::: DATA IN THIS EXERCISE

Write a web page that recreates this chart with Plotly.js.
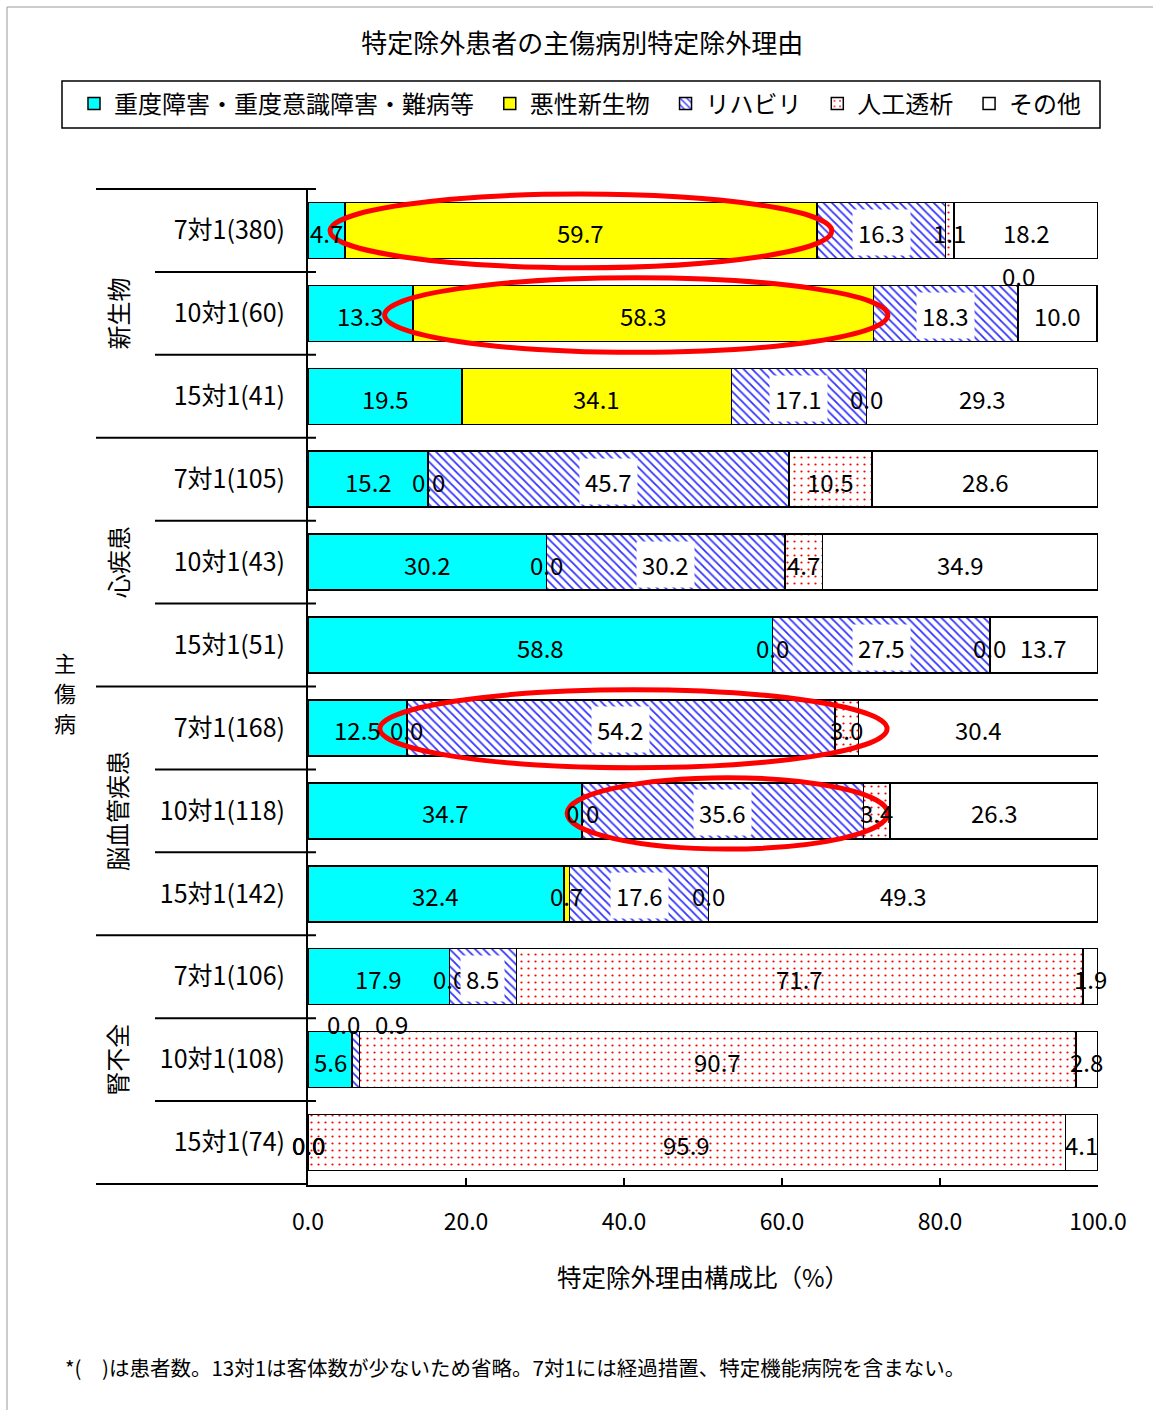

::::::
::: DATA IN THIS EXERCISE

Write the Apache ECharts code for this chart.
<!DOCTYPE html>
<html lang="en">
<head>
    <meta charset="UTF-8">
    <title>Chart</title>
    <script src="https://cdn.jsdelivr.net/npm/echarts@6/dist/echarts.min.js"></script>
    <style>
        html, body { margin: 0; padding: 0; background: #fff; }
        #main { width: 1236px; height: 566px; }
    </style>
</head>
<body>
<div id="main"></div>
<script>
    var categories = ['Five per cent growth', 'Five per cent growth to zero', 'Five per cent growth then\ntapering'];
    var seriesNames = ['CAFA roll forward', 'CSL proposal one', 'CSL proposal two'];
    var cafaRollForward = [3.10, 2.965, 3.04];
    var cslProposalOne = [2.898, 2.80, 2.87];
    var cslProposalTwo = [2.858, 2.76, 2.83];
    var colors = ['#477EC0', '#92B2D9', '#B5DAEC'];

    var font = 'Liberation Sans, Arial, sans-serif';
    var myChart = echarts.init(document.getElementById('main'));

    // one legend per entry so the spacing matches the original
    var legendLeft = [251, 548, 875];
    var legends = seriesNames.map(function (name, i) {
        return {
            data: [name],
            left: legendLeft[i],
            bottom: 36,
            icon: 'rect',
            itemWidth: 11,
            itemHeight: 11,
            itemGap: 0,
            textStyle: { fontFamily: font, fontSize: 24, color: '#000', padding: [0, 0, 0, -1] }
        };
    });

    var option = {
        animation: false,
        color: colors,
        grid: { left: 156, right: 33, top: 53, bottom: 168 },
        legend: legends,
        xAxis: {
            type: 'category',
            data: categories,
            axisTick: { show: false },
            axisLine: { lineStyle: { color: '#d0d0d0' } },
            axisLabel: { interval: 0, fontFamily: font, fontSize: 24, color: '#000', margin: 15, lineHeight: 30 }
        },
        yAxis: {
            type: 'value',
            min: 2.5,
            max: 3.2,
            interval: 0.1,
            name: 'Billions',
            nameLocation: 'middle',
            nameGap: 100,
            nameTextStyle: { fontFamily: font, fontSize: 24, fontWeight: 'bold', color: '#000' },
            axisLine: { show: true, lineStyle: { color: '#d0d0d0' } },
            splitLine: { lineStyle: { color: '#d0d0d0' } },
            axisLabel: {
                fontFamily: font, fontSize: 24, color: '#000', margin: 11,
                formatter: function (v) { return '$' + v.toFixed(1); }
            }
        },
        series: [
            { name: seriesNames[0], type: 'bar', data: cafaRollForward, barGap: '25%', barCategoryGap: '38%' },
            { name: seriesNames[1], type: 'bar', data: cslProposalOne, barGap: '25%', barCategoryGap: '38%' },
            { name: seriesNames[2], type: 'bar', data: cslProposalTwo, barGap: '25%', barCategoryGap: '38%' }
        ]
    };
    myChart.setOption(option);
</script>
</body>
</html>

::::::
::: DATA IN THIS EXERCISE

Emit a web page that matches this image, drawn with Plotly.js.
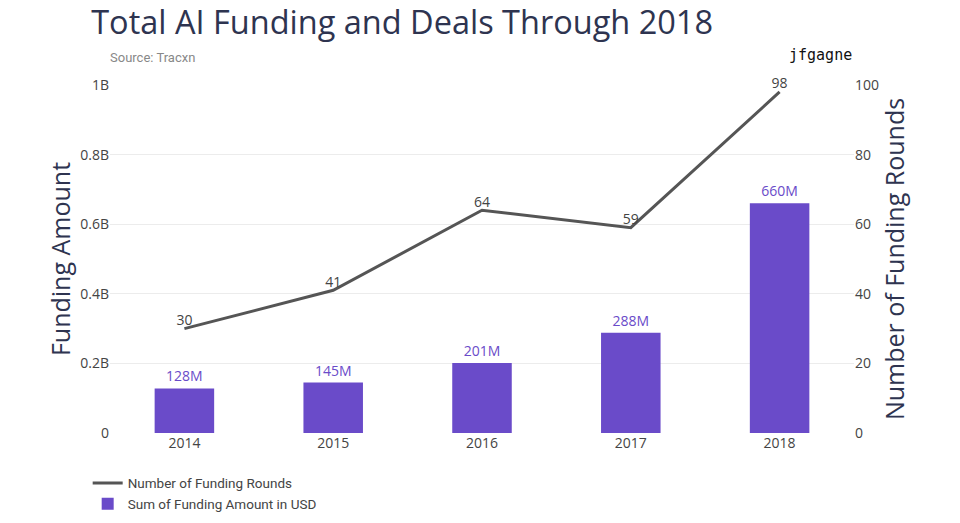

::::::

OBJECTIVE → In the entries above, identify every line with the string "that".

COMPLETED EXERCISE →
Write a web page that recreates this chart with Plotly.js.
Emit a web page that matches this image, drawn with Plotly.js.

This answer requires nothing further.